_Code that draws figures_
----------
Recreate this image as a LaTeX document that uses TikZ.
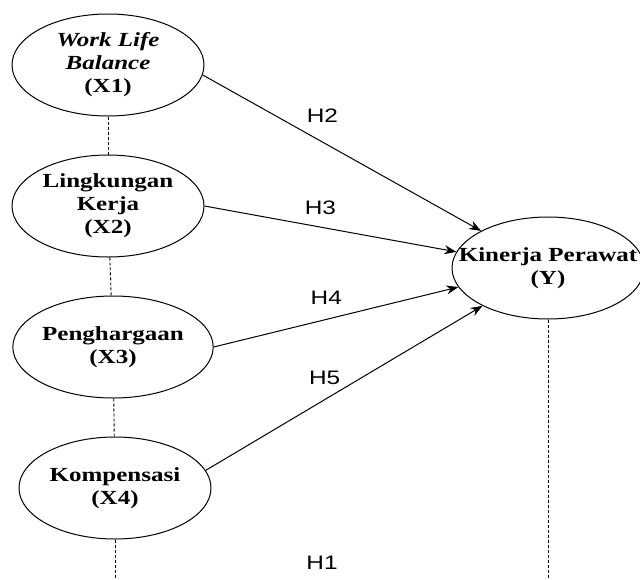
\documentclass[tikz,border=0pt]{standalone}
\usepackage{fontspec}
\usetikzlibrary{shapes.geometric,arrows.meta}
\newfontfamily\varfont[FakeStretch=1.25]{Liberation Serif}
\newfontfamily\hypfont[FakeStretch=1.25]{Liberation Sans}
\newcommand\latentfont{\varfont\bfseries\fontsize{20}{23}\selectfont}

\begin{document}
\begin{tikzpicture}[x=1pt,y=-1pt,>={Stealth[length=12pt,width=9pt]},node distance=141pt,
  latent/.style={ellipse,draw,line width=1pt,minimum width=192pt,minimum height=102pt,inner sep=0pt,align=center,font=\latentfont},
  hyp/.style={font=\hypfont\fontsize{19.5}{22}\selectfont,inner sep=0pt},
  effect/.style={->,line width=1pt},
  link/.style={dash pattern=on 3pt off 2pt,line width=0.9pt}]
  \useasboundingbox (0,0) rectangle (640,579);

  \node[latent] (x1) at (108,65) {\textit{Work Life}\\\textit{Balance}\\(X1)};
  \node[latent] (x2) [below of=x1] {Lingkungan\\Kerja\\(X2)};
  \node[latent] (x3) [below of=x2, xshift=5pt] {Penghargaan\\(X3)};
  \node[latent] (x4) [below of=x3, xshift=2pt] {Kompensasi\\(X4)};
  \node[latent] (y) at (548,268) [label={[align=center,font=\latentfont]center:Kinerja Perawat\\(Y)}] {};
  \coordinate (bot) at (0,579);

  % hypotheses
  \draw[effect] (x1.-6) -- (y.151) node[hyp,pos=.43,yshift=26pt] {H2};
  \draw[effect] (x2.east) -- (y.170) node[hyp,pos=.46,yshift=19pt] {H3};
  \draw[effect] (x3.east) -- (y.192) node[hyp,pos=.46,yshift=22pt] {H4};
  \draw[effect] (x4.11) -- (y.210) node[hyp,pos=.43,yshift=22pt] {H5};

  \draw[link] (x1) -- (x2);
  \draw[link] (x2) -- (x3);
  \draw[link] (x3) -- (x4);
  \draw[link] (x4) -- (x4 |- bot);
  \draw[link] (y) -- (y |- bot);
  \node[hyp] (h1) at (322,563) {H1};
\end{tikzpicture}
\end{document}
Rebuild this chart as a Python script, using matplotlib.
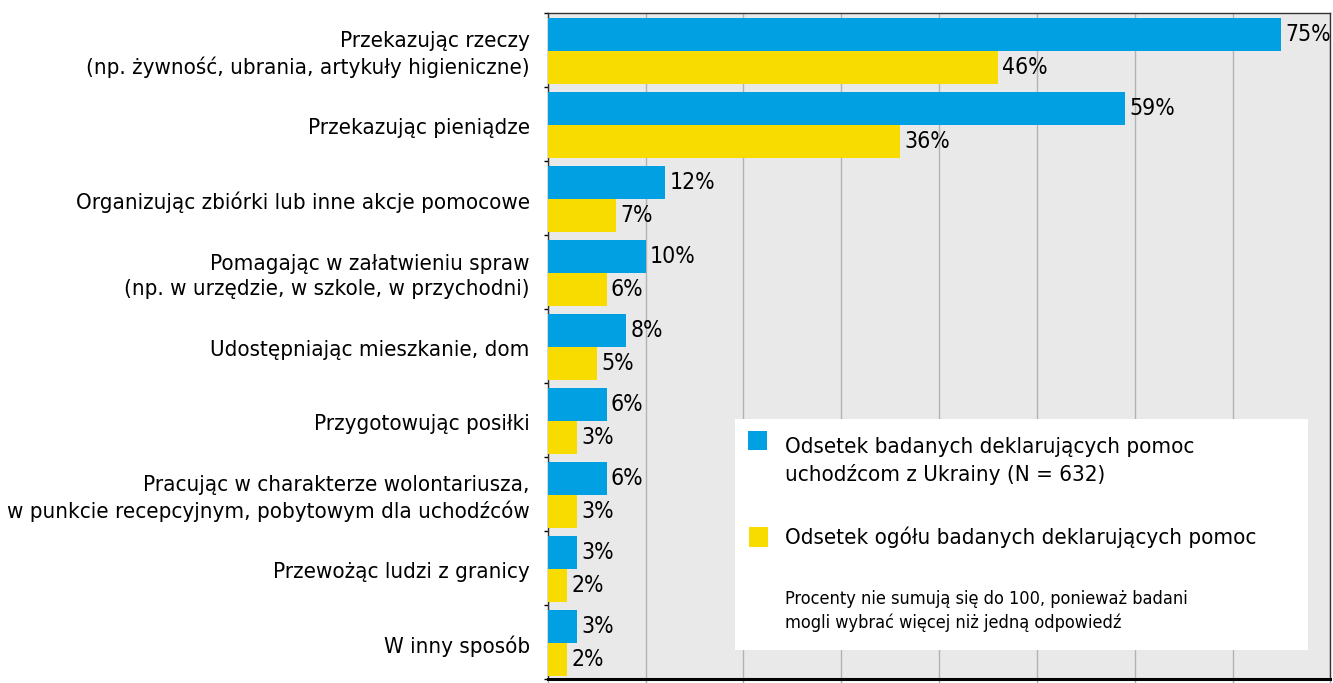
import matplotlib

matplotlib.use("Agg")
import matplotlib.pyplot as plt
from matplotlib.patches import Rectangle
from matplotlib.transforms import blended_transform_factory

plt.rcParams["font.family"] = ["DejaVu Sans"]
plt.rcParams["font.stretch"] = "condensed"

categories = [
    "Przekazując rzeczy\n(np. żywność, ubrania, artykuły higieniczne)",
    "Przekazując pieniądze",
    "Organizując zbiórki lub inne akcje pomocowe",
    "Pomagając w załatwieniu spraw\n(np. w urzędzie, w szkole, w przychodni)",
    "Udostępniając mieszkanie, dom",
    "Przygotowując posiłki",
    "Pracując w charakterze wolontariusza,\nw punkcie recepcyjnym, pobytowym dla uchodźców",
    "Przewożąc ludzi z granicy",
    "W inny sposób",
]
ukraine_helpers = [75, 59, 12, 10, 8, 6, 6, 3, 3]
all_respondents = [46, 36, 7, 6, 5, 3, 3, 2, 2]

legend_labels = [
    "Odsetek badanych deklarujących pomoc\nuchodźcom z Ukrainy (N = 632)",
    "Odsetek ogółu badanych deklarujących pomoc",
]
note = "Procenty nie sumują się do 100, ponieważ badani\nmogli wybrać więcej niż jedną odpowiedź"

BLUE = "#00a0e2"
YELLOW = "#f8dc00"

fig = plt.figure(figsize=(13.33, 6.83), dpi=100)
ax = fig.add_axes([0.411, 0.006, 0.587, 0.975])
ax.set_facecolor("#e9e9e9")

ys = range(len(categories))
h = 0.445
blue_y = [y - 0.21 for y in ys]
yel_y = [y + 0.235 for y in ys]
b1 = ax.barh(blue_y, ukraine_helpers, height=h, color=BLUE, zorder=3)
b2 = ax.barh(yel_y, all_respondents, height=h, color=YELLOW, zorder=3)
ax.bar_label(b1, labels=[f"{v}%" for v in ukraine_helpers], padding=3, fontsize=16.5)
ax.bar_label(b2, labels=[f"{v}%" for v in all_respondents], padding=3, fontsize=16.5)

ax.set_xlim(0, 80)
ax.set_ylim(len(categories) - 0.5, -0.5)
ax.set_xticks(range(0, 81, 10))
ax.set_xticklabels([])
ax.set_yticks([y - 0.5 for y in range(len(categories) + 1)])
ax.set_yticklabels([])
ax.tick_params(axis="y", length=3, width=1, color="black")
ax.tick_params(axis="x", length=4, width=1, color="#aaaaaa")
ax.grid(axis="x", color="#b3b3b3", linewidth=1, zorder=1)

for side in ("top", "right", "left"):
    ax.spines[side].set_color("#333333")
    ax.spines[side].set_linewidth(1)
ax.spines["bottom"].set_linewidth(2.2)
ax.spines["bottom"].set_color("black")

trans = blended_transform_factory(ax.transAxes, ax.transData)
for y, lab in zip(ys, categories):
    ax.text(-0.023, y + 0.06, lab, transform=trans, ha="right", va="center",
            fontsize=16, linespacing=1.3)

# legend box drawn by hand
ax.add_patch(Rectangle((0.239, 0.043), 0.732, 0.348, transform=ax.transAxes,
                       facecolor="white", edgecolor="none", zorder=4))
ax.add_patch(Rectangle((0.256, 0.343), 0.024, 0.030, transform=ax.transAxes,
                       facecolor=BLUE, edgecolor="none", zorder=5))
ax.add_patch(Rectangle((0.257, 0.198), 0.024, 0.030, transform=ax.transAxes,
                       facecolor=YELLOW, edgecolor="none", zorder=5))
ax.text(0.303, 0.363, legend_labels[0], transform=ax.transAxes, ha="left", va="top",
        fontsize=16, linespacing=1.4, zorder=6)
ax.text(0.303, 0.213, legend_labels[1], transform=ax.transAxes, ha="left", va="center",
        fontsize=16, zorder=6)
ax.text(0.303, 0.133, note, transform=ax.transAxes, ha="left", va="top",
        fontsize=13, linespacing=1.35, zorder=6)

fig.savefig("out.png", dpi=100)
----------
_Task details_
Without the pictures, restate each entry exactly.

_Full solution_
Recreate this image as a LaTeX document that uses TikZ.
\documentclass[tikz,border=0pt]{standalone}
\usepackage{fontspec}
\usetikzlibrary{shapes.geometric,arrows.meta}
\newfontfamily\varfont[FakeStretch=1.25]{Liberation Serif}
\newfontfamily\hypfont[FakeStretch=1.25]{Liberation Sans}
\newcommand\latentfont{\varfont\bfseries\fontsize{20}{23}\selectfont}

\begin{document}
\begin{tikzpicture}[x=1pt,y=-1pt,>={Stealth[length=12pt,width=9pt]},node distance=141pt,
  latent/.style={ellipse,draw,line width=1pt,minimum width=192pt,minimum height=102pt,inner sep=0pt,align=center,font=\latentfont},
  hyp/.style={font=\hypfont\fontsize{19.5}{22}\selectfont,inner sep=0pt},
  effect/.style={->,line width=1pt},
  link/.style={dash pattern=on 3pt off 2pt,line width=0.9pt}]
  \useasboundingbox (0,0) rectangle (640,579);

  \node[latent] (x1) at (108,65) {\textit{Work Life}\\\textit{Balance}\\(X1)};
  \node[latent] (x2) [below of=x1] {Lingkungan\\Kerja\\(X2)};
  \node[latent] (x3) [below of=x2, xshift=5pt] {Penghargaan\\(X3)};
  \node[latent] (x4) [below of=x3, xshift=2pt] {Kompensasi\\(X4)};
  \node[latent] (y) at (548,268) [label={[align=center,font=\latentfont]center:Kinerja Perawat\\(Y)}] {};
  \coordinate (bot) at (0,579);

  % hypotheses
  \draw[effect] (x1.-6) -- (y.151) node[hyp,pos=.43,yshift=26pt] {H2};
  \draw[effect] (x2.east) -- (y.170) node[hyp,pos=.46,yshift=19pt] {H3};
  \draw[effect] (x3.east) -- (y.192) node[hyp,pos=.46,yshift=22pt] {H4};
  \draw[effect] (x4.11) -- (y.210) node[hyp,pos=.43,yshift=22pt] {H5};

  \draw[link] (x1) -- (x2);
  \draw[link] (x2) -- (x3);
  \draw[link] (x3) -- (x4);
  \draw[link] (x4) -- (x4 |- bot);
  \draw[link] (y) -- (y |- bot);
  \node[hyp] (h1) at (322,563) {H1};
\end{tikzpicture}
\end{document}
Rebuild this chart as a Python script, using matplotlib.
import matplotlib

matplotlib.use("Agg")
import matplotlib.pyplot as plt
from matplotlib.patches import Rectangle
from matplotlib.transforms import blended_transform_factory

plt.rcParams["font.family"] = ["DejaVu Sans"]
plt.rcParams["font.stretch"] = "condensed"

categories = [
    "Przekazując rzeczy\n(np. żywność, ubrania, artykuły higieniczne)",
    "Przekazując pieniądze",
    "Organizując zbiórki lub inne akcje pomocowe",
    "Pomagając w załatwieniu spraw\n(np. w urzędzie, w szkole, w przychodni)",
    "Udostępniając mieszkanie, dom",
    "Przygotowując posiłki",
    "Pracując w charakterze wolontariusza,\nw punkcie recepcyjnym, pobytowym dla uchodźców",
    "Przewożąc ludzi z granicy",
    "W inny sposób",
]
ukraine_helpers = [75, 59, 12, 10, 8, 6, 6, 3, 3]
all_respondents = [46, 36, 7, 6, 5, 3, 3, 2, 2]

legend_labels = [
    "Odsetek badanych deklarujących pomoc\nuchodźcom z Ukrainy (N = 632)",
    "Odsetek ogółu badanych deklarujących pomoc",
]
note = "Procenty nie sumują się do 100, ponieważ badani\nmogli wybrać więcej niż jedną odpowiedź"

BLUE = "#00a0e2"
YELLOW = "#f8dc00"

fig = plt.figure(figsize=(13.33, 6.83), dpi=100)
ax = fig.add_axes([0.411, 0.006, 0.587, 0.975])
ax.set_facecolor("#e9e9e9")

ys = range(len(categories))
h = 0.445
blue_y = [y - 0.21 for y in ys]
yel_y = [y + 0.235 for y in ys]
b1 = ax.barh(blue_y, ukraine_helpers, height=h, color=BLUE, zorder=3)
b2 = ax.barh(yel_y, all_respondents, height=h, color=YELLOW, zorder=3)
ax.bar_label(b1, labels=[f"{v}%" for v in ukraine_helpers], padding=3, fontsize=16.5)
ax.bar_label(b2, labels=[f"{v}%" for v in all_respondents], padding=3, fontsize=16.5)

ax.set_xlim(0, 80)
ax.set_ylim(len(categories) - 0.5, -0.5)
ax.set_xticks(range(0, 81, 10))
ax.set_xticklabels([])
ax.set_yticks([y - 0.5 for y in range(len(categories) + 1)])
ax.set_yticklabels([])
ax.tick_params(axis="y", length=3, width=1, color="black")
ax.tick_params(axis="x", length=4, width=1, color="#aaaaaa")
ax.grid(axis="x", color="#b3b3b3", linewidth=1, zorder=1)

for side in ("top", "right", "left"):
    ax.spines[side].set_color("#333333")
    ax.spines[side].set_linewidth(1)
ax.spines["bottom"].set_linewidth(2.2)
ax.spines["bottom"].set_color("black")

trans = blended_transform_factory(ax.transAxes, ax.transData)
for y, lab in zip(ys, categories):
    ax.text(-0.023, y + 0.06, lab, transform=trans, ha="right", va="center",
            fontsize=16, linespacing=1.3)

# legend box drawn by hand
ax.add_patch(Rectangle((0.239, 0.043), 0.732, 0.348, transform=ax.transAxes,
                       facecolor="white", edgecolor="none", zorder=4))
ax.add_patch(Rectangle((0.256, 0.343), 0.024, 0.030, transform=ax.transAxes,
                       facecolor=BLUE, edgecolor="none", zorder=5))
ax.add_patch(Rectangle((0.257, 0.198), 0.024, 0.030, transform=ax.transAxes,
                       facecolor=YELLOW, edgecolor="none", zorder=5))
ax.text(0.303, 0.363, legend_labels[0], transform=ax.transAxes, ha="left", va="top",
        fontsize=16, linespacing=1.4, zorder=6)
ax.text(0.303, 0.213, legend_labels[1], transform=ax.transAxes, ha="left", va="center",
        fontsize=16, zorder=6)
ax.text(0.303, 0.133, note, transform=ax.transAxes, ha="left", va="top",
        fontsize=13, linespacing=1.35, zorder=6)

fig.savefig("out.png", dpi=100)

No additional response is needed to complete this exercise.